*Exercise brief*:
Look through the material below and count the lines with the string "chart". Report only the count.

*Available data*:

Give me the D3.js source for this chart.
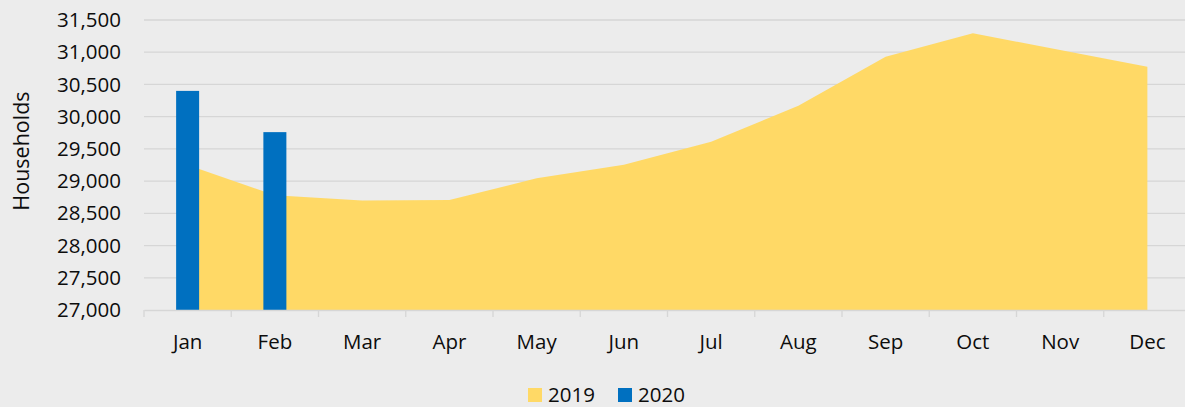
<!DOCTYPE html>
<html><head><meta charset="utf-8">
<script src="https://cdn.jsdelivr.net/npm/d3@7"></script>
<style>
html,body{margin:0;padding:0;background:#ececec;}
text{font-family:"Open Sans",sans-serif;fill:#0d0d0d;}
</style></head>
<body>
<svg id="chart" width="1185" height="407"></svg>
<script>
const months = ["Jan","Feb","Mar","Apr","May","Jun","Jul","Aug","Sep","Oct","Nov","Dec"];
const values2019 = [29250,28780,28700,28705,29045,29252,29612,30170,30930,31294,31035,30776];
const values2020 = [30400,29760];
const yTicks = [27000,27500,28000,28500,29000,29500,30000,30500,31000,31500];
const seriesNames = ["2019","2020"];
const seriesColors = ["#FFD966","#0070C0"];

(function(){
const svg = d3.select("#chart");
const W = 1185, H = 407;
const fs = 20.5;
svg.append("rect").attr("width",W).attr("height",H).attr("fill","#ececec");

const pLeft = 144, pRight = 1191, pTop = 20, pBottom = 310;
const x = d3.scaleBand().domain(months).range([pLeft,pRight]).padding(0);
const y = d3.scaleLinear().domain([27000,31500]).range([pBottom,pTop]);

// gridlines
svg.append("g").selectAll("line").data(yTicks.slice(1)).join("line")
  .attr("x1",pLeft).attr("x2",pRight)
  .attr("y1",d=>y(d)).attr("y2",d=>y(d))
  .attr("stroke","#d6d6d6").attr("stroke-width",1.3);

// area 2019
const area = d3.area()
  .x((d,i)=>x(months[i])+x.bandwidth()/2)
  .y0(y(27000)).y1(d=>y(d));
svg.append("path").datum(values2019).attr("d",area).attr("fill",seriesColors[0]);

// bars 2020
const bw = 23;
svg.append("g").selectAll("rect").data(values2020).join("rect")
  .attr("x",(d,i)=>x(months[i])+x.bandwidth()/2-bw/2)
  .attr("width",bw)
  .attr("y",d=>y(d)).attr("height",d=>y(27000)-y(d))
  .attr("fill",seriesColors[1]);

// x axis
const xAxis = d3.axisBottom(x).tickSize(0).tickPadding(24);
const gx = svg.append("g").attr("transform",`translate(0,${pBottom})`).call(xAxis);
gx.select(".domain").attr("stroke","#d6d6d6").attr("stroke-width",1.3);
gx.selectAll("text").attr("font-size",fs).attr("font-family","Open Sans").attr("fill","#0d0d0d");
// category boundary ticks
svg.append("g").selectAll("line").data(months).join("line")
  .attr("x1",d=>x(d)).attr("x2",d=>x(d))
  .attr("y1",pBottom).attr("y2",pBottom+7)
  .attr("stroke","#d6d6d6").attr("stroke-width",1.3);

// y axis
const yAxis = d3.axisLeft(y).tickValues(yTicks).tickSize(0).tickPadding(0).tickFormat(d3.format(","));
const gy = svg.append("g").attr("transform",`translate(121,0)`).call(yAxis);
gy.select(".domain").remove();
gy.selectAll("text").attr("font-size",fs).attr("font-family","Open Sans").attr("fill","#0d0d0d");

// y title
svg.append("text").attr("transform","translate(29,151) rotate(-90)")
  .attr("text-anchor","middle").attr("font-size",21.5).text("Households");

// legend
const legendX = [528,618];
const lg = svg.append("g").selectAll("g").data(seriesNames).join("g")
  .attr("transform",(d,i)=>`translate(${legendX[i]},388)`);
lg.append("rect").attr("width",14).attr("height",14).attr("fill",(d,i)=>seriesColors[i]);
lg.append("text").attr("x",20).attr("y",7).attr("dy","0.36em").attr("font-size",fs).text(d=>d);
})();
</script>
</body></html>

*Complete answer*:
3